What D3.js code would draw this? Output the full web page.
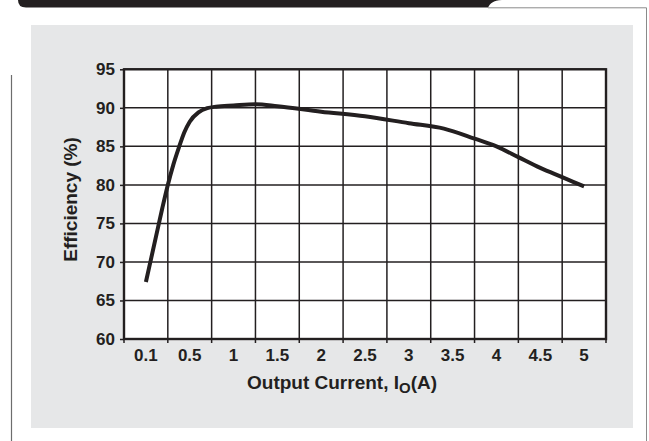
<!DOCTYPE html>
<html>
<head>
<meta charset="utf-8">
<script src="https://cdn.jsdelivr.net/npm/d3@7"></script>
<style>
  html, body { margin: 0; padding: 0; background: #ffffff; }
  svg { display: block; font-family: "Liberation Sans", Arial, sans-serif; font-weight: bold; }
</style>
</head>
<body>
<svg id="chart" width="649" height="441"></svg>
<script>
// ---- data ----
const xLabels = ["0.1", "0.5", "1", "1.5", "2", "2.5", "3", "3.5", "4", "4.5", "5"];
const yTicks = [60, 65, 70, 75, 80, 85, 90, 95];
const current = [0.1, 0.15, 0.2, 0.25, 0.3, 0.35, 0.4, 0.45, 0.5, 0.6, 0.7, 0.8, 1.0, 1.25, 1.5, 2.0, 2.5, 3.0, 3.4, 3.75, 4.0, 4.25, 4.5, 4.75, 5.0];
const efficiency = [67.4, 70.6, 73.8, 77.0, 80.0, 82.6, 84.8, 86.8, 88.2, 89.4, 89.95, 90.15, 90.3, 90.45, 90.2, 89.5, 88.9, 88.0, 87.3, 86.0, 85.0, 83.6, 82.2, 81.0, 79.8];
const yTitle = "Efficiency (%)";

const svg = d3.select("#chart");
const ink = "#231f20";

// ---- decorative frame ----
svg.append("path")
  .attr("d", "M18,0 H502 C493,0 490,4 488,7.5 H26 Q18,7.5 18,0 Z")
  .attr("fill", ink);
svg.append("path")
  .attr("d", "M488,7.8 H646.5 V441")
  .attr("fill", "none").attr("stroke", "#8a8a8a").attr("stroke-width", 1);
svg.append("line")
  .attr("x1", 11.5).attr("x2", 11.5).attr("y1", 75).attr("y2", 441)
  .attr("stroke", "#6d6d6d").attr("stroke-width", 1.2);
svg.append("rect")
  .attr("x", 31).attr("y", 25).attr("width", 602).attr("height", 403)
  .attr("fill", "#e6e7e8");

// ---- scales ----
const pLeft = 124, pRight = 606, pTop = 69.3, pBottom = 339;
const xb = d3.scaleBand().domain(xLabels).range([pLeft, pRight]).paddingInner(0).paddingOuter(0);
const bw = xb.bandwidth();
const x = d3.scaleLinear()
  .domain([0.1, 0.5, 5])
  .range([xb("0.1") + bw / 2, xb("0.5") + bw / 2, xb("5") + bw / 2]);
const y = d3.scaleLinear().domain([60, 95]).range([pBottom, pTop]);

// plot background
svg.append("rect")
  .attr("x", pLeft).attr("y", pTop).attr("width", pRight - pLeft).attr("height", pBottom - pTop)
  .attr("fill", "#ffffff");

// grid lines
const edges = xLabels.map(d => xb(d)).concat([xb(xLabels[xLabels.length - 1]) + bw]);
svg.append("g").selectAll("line").data(edges).join("line")
  .attr("x1", d => d).attr("x2", d => d).attr("y1", pTop).attr("y2", pBottom + 4)
  .attr("stroke", ink).attr("stroke-width", 1.5);
svg.append("g").selectAll("line").data(yTicks).join("line")
  .attr("x1", pLeft).attr("x2", pRight).attr("y1", d => y(d)).attr("y2", d => y(d))
  .attr("stroke", ink).attr("stroke-width", 1.5);

// frame
svg.append("rect")
  .attr("x", pLeft).attr("y", pTop).attr("width", pRight - pLeft).attr("height", pBottom - pTop)
  .attr("fill", "none").attr("stroke", ink).attr("stroke-width", 2.4);

// y axis
const yAxis = svg.append("g").attr("transform", `translate(${pLeft},0)`)
  .call(d3.axisLeft(y).tickValues(yTicks).tickSize(4).tickPadding(5).tickFormat(d3.format("d")));
yAxis.select(".domain").remove();
yAxis.selectAll(".tick line").attr("stroke", ink).attr("stroke-width", 1.5);
yAxis.selectAll(".tick text").attr("fill", ink).style("font-size", "17px").style("font-weight", "bold")
  .style("font-family", '"Liberation Sans", Arial, sans-serif');

// x axis labels (centered in cells)
const xAxis = svg.append("g").attr("transform", `translate(0,${pBottom})`)
  .call(d3.axisBottom(xb).tickSize(0).tickPadding(0));
xAxis.select(".domain").remove();
xAxis.selectAll(".tick text").attr("fill", ink).attr("y", 21.5).attr("dy", 0)
  .style("font-size", "17px").style("font-weight", "bold")
  .style("font-family", '"Liberation Sans", Arial, sans-serif');

// curve
const pts = current.map((c, i) => [c, efficiency[i]]);
svg.append("path")
  .datum(pts)
  .attr("d", d3.line().x(d => x(d[0])).y(d => y(d[1])).curve(d3.curveMonotoneX))
  .attr("fill", "none").attr("stroke", ink).attr("stroke-width", 4)
  .attr("stroke-linejoin", "round");

// axis titles
const xt = svg.append("text")
  .attr("x", 247).attr("y", 389)
  .attr("fill", ink).style("font-size", "19px");
xt.append("tspan").text("Output Current, I");
xt.append("tspan").attr("dy", 4).style("font-size", "15px").text("O");
xt.append("tspan").attr("dy", -4).text("(A)");

svg.append("text")
  .attr("transform", "translate(77,199.5) rotate(-90)")
  .attr("text-anchor", "middle")
  .attr("fill", ink).style("font-size", "19px")
  .text(yTitle);
</script>
</body>
</html>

======

→ **Job**: Retype everything in the material word for word, minus pictures.

→ **Solution for this problem**:
What D3.js code would draw this? Output the full web page.
<!DOCTYPE html>
<html>
<head>
<meta charset="utf-8">
<script src="https://cdn.jsdelivr.net/npm/d3@7"></script>
<style>
  html, body { margin: 0; padding: 0; background: #ffffff; }
  svg { display: block; font-family: "Liberation Sans", Arial, sans-serif; font-weight: bold; }
</style>
</head>
<body>
<svg id="chart" width="649" height="441"></svg>
<script>
// ---- data ----
const xLabels = ["0.1", "0.5", "1", "1.5", "2", "2.5", "3", "3.5", "4", "4.5", "5"];
const yTicks = [60, 65, 70, 75, 80, 85, 90, 95];
const current = [0.1, 0.15, 0.2, 0.25, 0.3, 0.35, 0.4, 0.45, 0.5, 0.6, 0.7, 0.8, 1.0, 1.25, 1.5, 2.0, 2.5, 3.0, 3.4, 3.75, 4.0, 4.25, 4.5, 4.75, 5.0];
const efficiency = [67.4, 70.6, 73.8, 77.0, 80.0, 82.6, 84.8, 86.8, 88.2, 89.4, 89.95, 90.15, 90.3, 90.45, 90.2, 89.5, 88.9, 88.0, 87.3, 86.0, 85.0, 83.6, 82.2, 81.0, 79.8];
const yTitle = "Efficiency (%)";

const svg = d3.select("#chart");
const ink = "#231f20";

// ---- decorative frame ----
svg.append("path")
  .attr("d", "M18,0 H502 C493,0 490,4 488,7.5 H26 Q18,7.5 18,0 Z")
  .attr("fill", ink);
svg.append("path")
  .attr("d", "M488,7.8 H646.5 V441")
  .attr("fill", "none").attr("stroke", "#8a8a8a").attr("stroke-width", 1);
svg.append("line")
  .attr("x1", 11.5).attr("x2", 11.5).attr("y1", 75).attr("y2", 441)
  .attr("stroke", "#6d6d6d").attr("stroke-width", 1.2);
svg.append("rect")
  .attr("x", 31).attr("y", 25).attr("width", 602).attr("height", 403)
  .attr("fill", "#e6e7e8");

// ---- scales ----
const pLeft = 124, pRight = 606, pTop = 69.3, pBottom = 339;
const xb = d3.scaleBand().domain(xLabels).range([pLeft, pRight]).paddingInner(0).paddingOuter(0);
const bw = xb.bandwidth();
const x = d3.scaleLinear()
  .domain([0.1, 0.5, 5])
  .range([xb("0.1") + bw / 2, xb("0.5") + bw / 2, xb("5") + bw / 2]);
const y = d3.scaleLinear().domain([60, 95]).range([pBottom, pTop]);

// plot background
svg.append("rect")
  .attr("x", pLeft).attr("y", pTop).attr("width", pRight - pLeft).attr("height", pBottom - pTop)
  .attr("fill", "#ffffff");

// grid lines
const edges = xLabels.map(d => xb(d)).concat([xb(xLabels[xLabels.length - 1]) + bw]);
svg.append("g").selectAll("line").data(edges).join("line")
  .attr("x1", d => d).attr("x2", d => d).attr("y1", pTop).attr("y2", pBottom + 4)
  .attr("stroke", ink).attr("stroke-width", 1.5);
svg.append("g").selectAll("line").data(yTicks).join("line")
  .attr("x1", pLeft).attr("x2", pRight).attr("y1", d => y(d)).attr("y2", d => y(d))
  .attr("stroke", ink).attr("stroke-width", 1.5);

// frame
svg.append("rect")
  .attr("x", pLeft).attr("y", pTop).attr("width", pRight - pLeft).attr("height", pBottom - pTop)
  .attr("fill", "none").attr("stroke", ink).attr("stroke-width", 2.4);

// y axis
const yAxis = svg.append("g").attr("transform", `translate(${pLeft},0)`)
  .call(d3.axisLeft(y).tickValues(yTicks).tickSize(4).tickPadding(5).tickFormat(d3.format("d")));
yAxis.select(".domain").remove();
yAxis.selectAll(".tick line").attr("stroke", ink).attr("stroke-width", 1.5);
yAxis.selectAll(".tick text").attr("fill", ink).style("font-size", "17px").style("font-weight", "bold")
  .style("font-family", '"Liberation Sans", Arial, sans-serif');

// x axis labels (centered in cells)
const xAxis = svg.append("g").attr("transform", `translate(0,${pBottom})`)
  .call(d3.axisBottom(xb).tickSize(0).tickPadding(0));
xAxis.select(".domain").remove();
xAxis.selectAll(".tick text").attr("fill", ink).attr("y", 21.5).attr("dy", 0)
  .style("font-size", "17px").style("font-weight", "bold")
  .style("font-family", '"Liberation Sans", Arial, sans-serif');

// curve
const pts = current.map((c, i) => [c, efficiency[i]]);
svg.append("path")
  .datum(pts)
  .attr("d", d3.line().x(d => x(d[0])).y(d => y(d[1])).curve(d3.curveMonotoneX))
  .attr("fill", "none").attr("stroke", ink).attr("stroke-width", 4)
  .attr("stroke-linejoin", "round");

// axis titles
const xt = svg.append("text")
  .attr("x", 247).attr("y", 389)
  .attr("fill", ink).style("font-size", "19px");
xt.append("tspan").text("Output Current, I");
xt.append("tspan").attr("dy", 4).style("font-size", "15px").text("O");
xt.append("tspan").attr("dy", -4).text("(A)");

svg.append("text")
  .attr("transform", "translate(77,199.5) rotate(-90)")
  .attr("text-anchor", "middle")
  .attr("fill", ink).style("font-size", "19px")
  .text(yTitle);
</script>
</body>
</html>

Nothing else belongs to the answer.